RDMA over Converged Ethernet ensures low-latency, light-weight, and high-throughput RDMA communication over an Ethernet network. RoCE requires a network that is configured for lossless traffic of information at layer 2 alone or at both layer 2 and layer 3.
RDMA over Converged Ethernet (RoCE) is a network protocol that uses RDMA to provide faster data transfer for network-intensive applications. RoCE allows direct memory transfer between hosts without involving the hosts' CPUs.

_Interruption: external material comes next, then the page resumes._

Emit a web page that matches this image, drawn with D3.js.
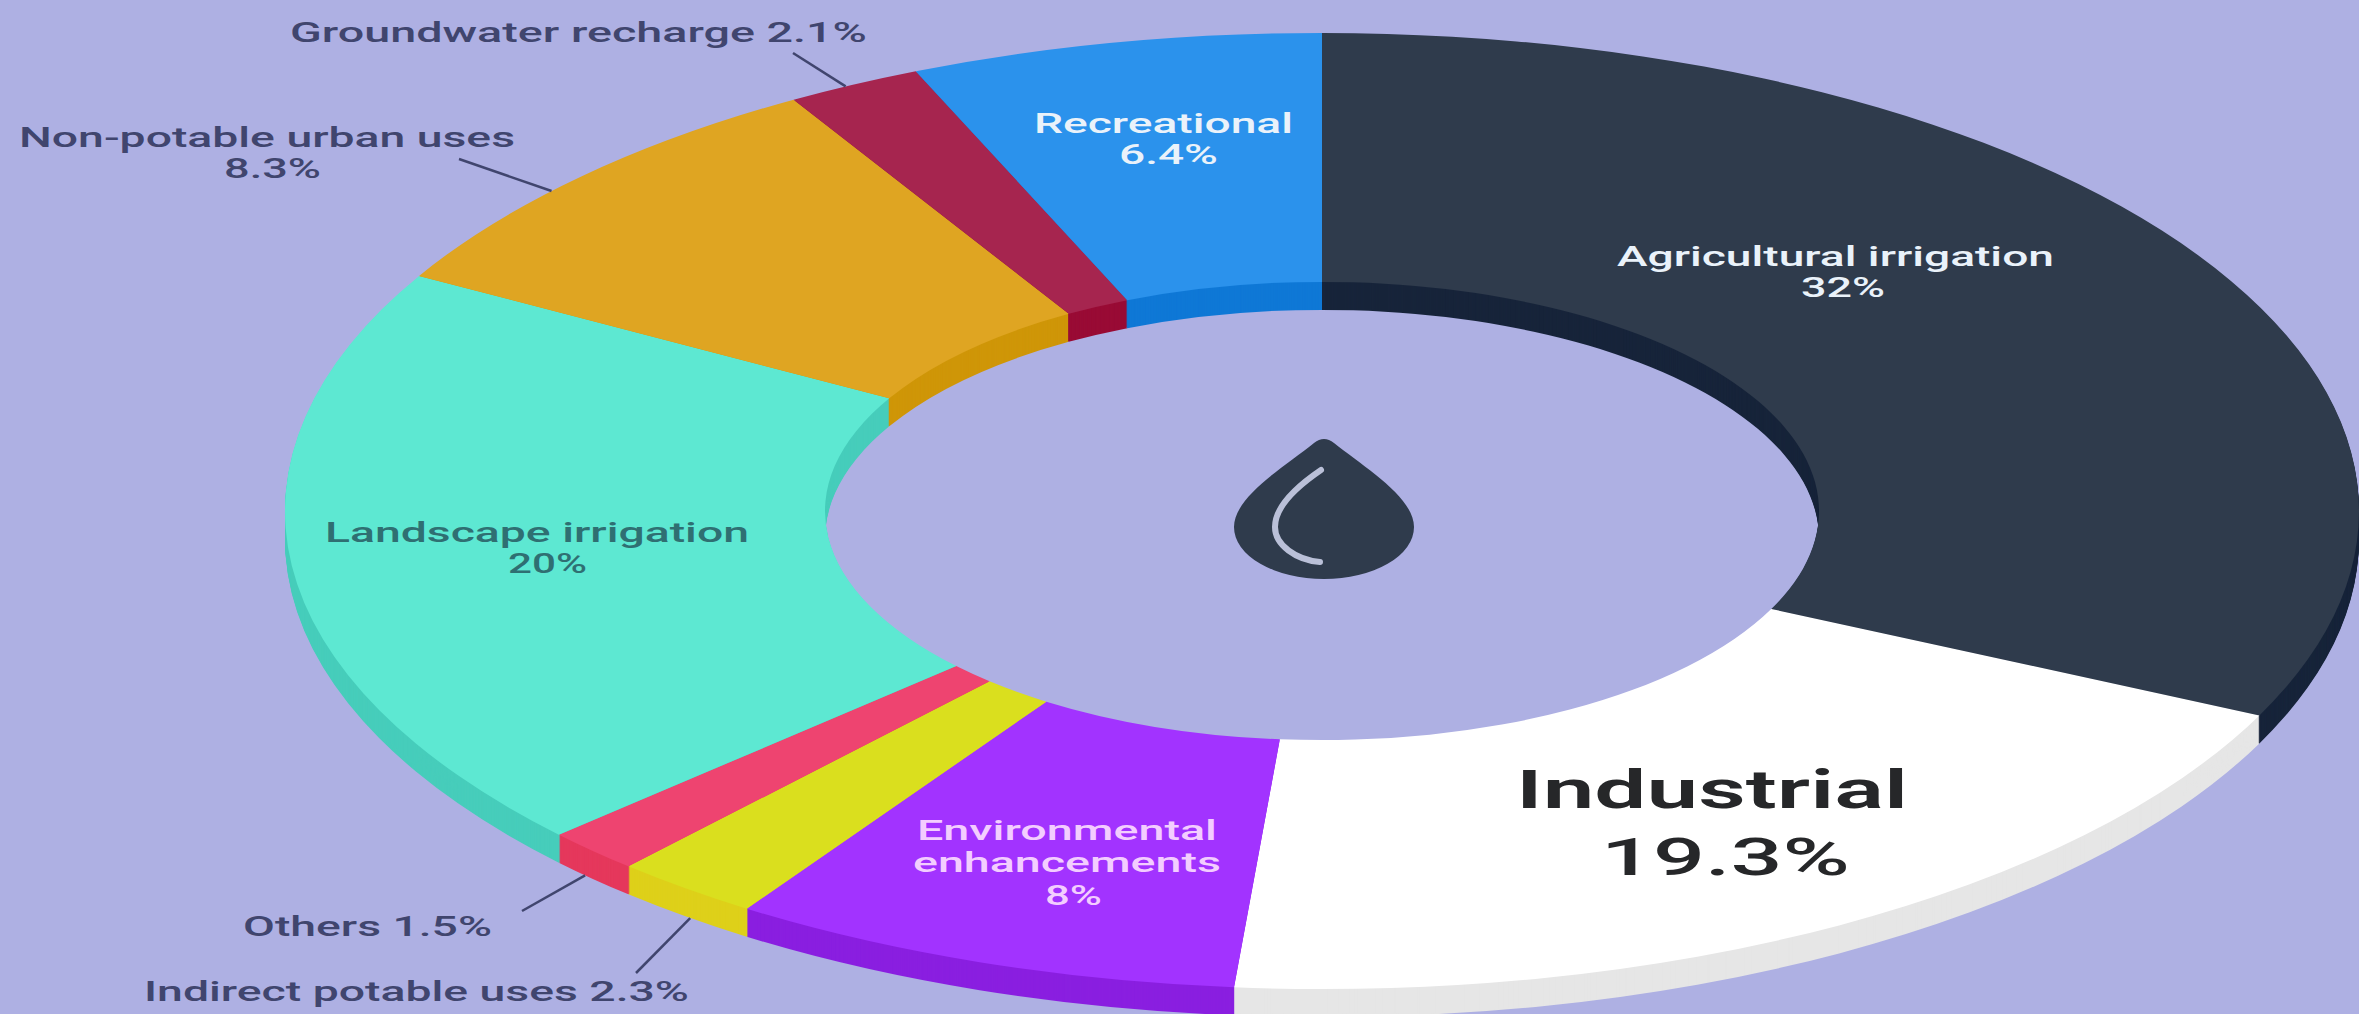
<!DOCTYPE html>
<html>
<head>
<meta charset="utf-8">
<script src="https://cdn.jsdelivr.net/npm/d3@7/dist/d3.min.js"></script>
<style>
  html, body { margin: 0; padding: 0; background: #AEB0E3; overflow: hidden; }
  svg { display: block; }
  text { font-family: Roboto, sans-serif; }
</style>
</head>
<body>
<svg id="chart" width="2359" height="1014"></svg>
<script>
// Water reuse by end use, in percent, clockwise from twelve o'clock
const categories = [
  "Agricultural irrigation", "Industrial", "Environmental enhancements",
  "Indirect potable uses", "Others", "Landscape irrigation",
  "Non-potable urban uses", "Groundwater recharge", "Recreational"
];
const shares = [32, 19.3, 8, 2.3, 1.5, 20, 8.3, 2.1, 6.4];
const faceColors = ["#2F3B4C", "#FFFFFF", "#A233FF", "#DADF1E", "#EE4470", "#5DE8D2", "#DFA522", "#A6254F", "#2B92EC"];
const sideColors = ["#17243A", "#E6E6E6", "#8A1FE0", "#DED01A", "#E5385C", "#47CDBB", "#CF9608", "#990B35", "#0F78D6"];

// Ring geometry: a flat donut squashed vertically and extruded downward
const cx = 1322, cy = 511, outerR = 1037, innerR = 497, tilt = 0.461, depth = 28;

// Text rows: [category index, string, left, right, baseline, size, weight, colour]
const inkOutside = "#40456E", inkLight = "#EAF2FA", inkTeal = "#2F6F72", inkPink = "#F3CDFF", inkDark = "#262729";
const textRows = [
  [0, "Agricultural irrigation", 1617, 2054, 266, 27, 500, inkLight],
  [0, "32%", 1801, 1885, 297, 27, 500, inkLight],
  [1, "Industrial", 1516, 1908, 808, 54, 600, inkDark],
  [1, "19.3%", 1601, 1850, 875, 52, 500, inkDark],
  [2, "Environmental", 917, 1217, 840, 27, 500, inkPink],
  [2, "enhancements", 913, 1221, 872, 27, 500, inkPink],
  [2, "8%", 1045, 1102, 905, 27, 500, inkPink],
  [3, "Indirect potable uses 2.3%", 144, 689, 1001, 27, 500, inkOutside],
  [4, "Others 1.5%", 243, 492, 936, 27, 500, inkOutside],
  [5, "Landscape irrigation", 325, 749, 542, 27, 500, inkTeal],
  [5, "20%", 508, 587, 573, 27, 500, inkTeal],
  [6, "Non-potable urban uses", 19, 515, 147, 27, 500, inkOutside],
  [6, "8.3%", 224, 321, 178, 27, 500, inkOutside],
  [7, "Groundwater recharge 2.1%", 290, 867, 42, 27, 500, inkOutside],
  [8, "Recreational", 1034, 1293, 133, 27, 500, inkLight],
  [8, "6.4%", 1119, 1218, 164, 27, 500, inkLight]
];

// Leader lines: [category index, free end x, free end y, lift onto rim side?, angular nudge in degrees]
const leaders = [
  [3, 636, 973, true, -0.3],
  [4, 522, 911, true, 0.6],
  [6, 459, 159, false, -2.4],
  [7, 793, 53, false, -0.5]
];

const svg = d3.select("#chart");

const slices = d3.pie().sort(null).value(d => d)(shares);
const arc = d3.arc().innerRadius(innerR).outerRadius(outerR);

// Extruded wall: stacked copies of the ring, deepest first
const wall = svg.append("g");
d3.range(depth, 0, -1).forEach(offset => {
  wall.append("g")
    .attr("transform", `translate(${cx},${cy + offset}) scale(1,${tilt})`)
    .selectAll("path")
    .data(slices)
    .join("path")
    .attr("d", arc)
    .attr("fill", (d, i) => sideColors[i]);
});

// Top face of the ring
svg.append("g")
  .attr("transform", `translate(${cx},${cy}) scale(1,${tilt})`)
  .selectAll("path")
  .data(slices)
  .join("path")
  .attr("d", arc)
  .attr("fill", (d, i) => faceColors[i]);

// Leader lines run from the label to the rim at the middle of the slice
svg.append("g")
  .selectAll("line")
  .data(leaders)
  .join("line")
  .each(function (row) {
    const s = slices[row[0]];
    const a = (s.startAngle + s.endAngle) / 2 + row[4] * Math.PI / 180;
    const [px, py] = d3.pointRadial(a, outerR);
    d3.select(this)
      .attr("x1", row[1]).attr("y1", row[2])
      .attr("x2", cx + px)
      .attr("y2", cy + py * tilt + (row[3] ? depth : 0));
  })
  .attr("stroke", "#40456E")
  .attr("stroke-width", 2.5);

// Labels are stretched to their row's width
svg.append("g")
  .selectAll("text")
  .data(textRows)
  .join("text")
  .attr("x", d => d[2])
  .attr("y", d => d[4])
  .attr("textLength", d => d[3] - d[2])
  .attr("lengthAdjust", "spacingAndGlyphs")
  .attr("font-size", d => d[5])
  .attr("font-weight", d => d[6])
  .attr("fill", d => d[7])
  .text(d => d[1]);

// Water drop in the hole of the ring
const drop = svg.append("g").attr("transform", "translate(1324,527)");
drop.append("path")
  .attr("d", "M-10,-84 Q0,-92 10,-84 C40,-60 90,-30 90,0 A90,52 0 0 1 -90,0 C-90,-30 -40,-60 -10,-84 Z")
  .attr("fill", "#2F3B4C");
drop.append("path")
  .attr("d", "M-3,-57 C-28,-40 -49,-20 -49,0 C-49,18 -28,33 -4,35")
  .attr("fill", "none")
  .attr("stroke", "#BAC0D8")
  .attr("stroke-width", 6)
  .attr("stroke-linecap", "round");
</script>
</body>
</html>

There are two versions of the RoCE protocol. RoCE v1 operates at the link network layer (layer 2). RoCE v2 operates at the Internet network layer (layer 3) . Both RoCE v1 and RoCE v2 require a lossless network configuration. RoCE v1 requires a lossless layer 2 network, and RoCE v2 requires that both layer 2 and layer 3 are configured for lossless operation.
Lossless Layer 2 Network
To ensure lossless layer 2 environment, you must be able to control the traffic flows. Flow control is achieved by enabling global pause across the network or by using the Priority Flow Control (PFC) protocol defined by Data Center Bridging group (DCB). PFC is a layer 2 protocol that uses the class of services field of the 802.1Q VLAN tag to set individual traffic priorities. It puts on pause the transfer of packets towards a receiver in accordance with the individual class of service priorities. This way, a single link carries both lossless RoCE traffic and other lossy, best-effort traffic. With traffic flow congestion, important lossy traffic can be affected. To isolate different flows from one another, use RoCE in a PFC priority-enabled VLAN.
Lossless Layer 3 Network
RoCE v2 requires that lossless data transfer is preserved at layer 3 routing devices. To enable the transfer of layer 2 PFC lossless priorities across layer 3 routers, configure the router to map the received priority setting of a packet to the corresponding Differentiated Serviced Code Point (DSCP) QoS setting that operates at layer 3. The transferred RDMA packets are marked with layer 3 DSCP, layer 2 Priority Code Points (PCP) or with both. To extract priority information from the packet routers use either DSCP or PCP. In case PCP is used, the packet must be VLAN-tagged and the router must copy the PCP bits of the tag and forward them to the next network. If the packet is marked with DSCP, the router must keep the DSCP bits unchanged.
Like RoCE v1, RoCE v2 must run on a PFC priority-enabled VLAN.
For vendor-specific configuration information, refer to the official documentation of the respective device or the switch vendor.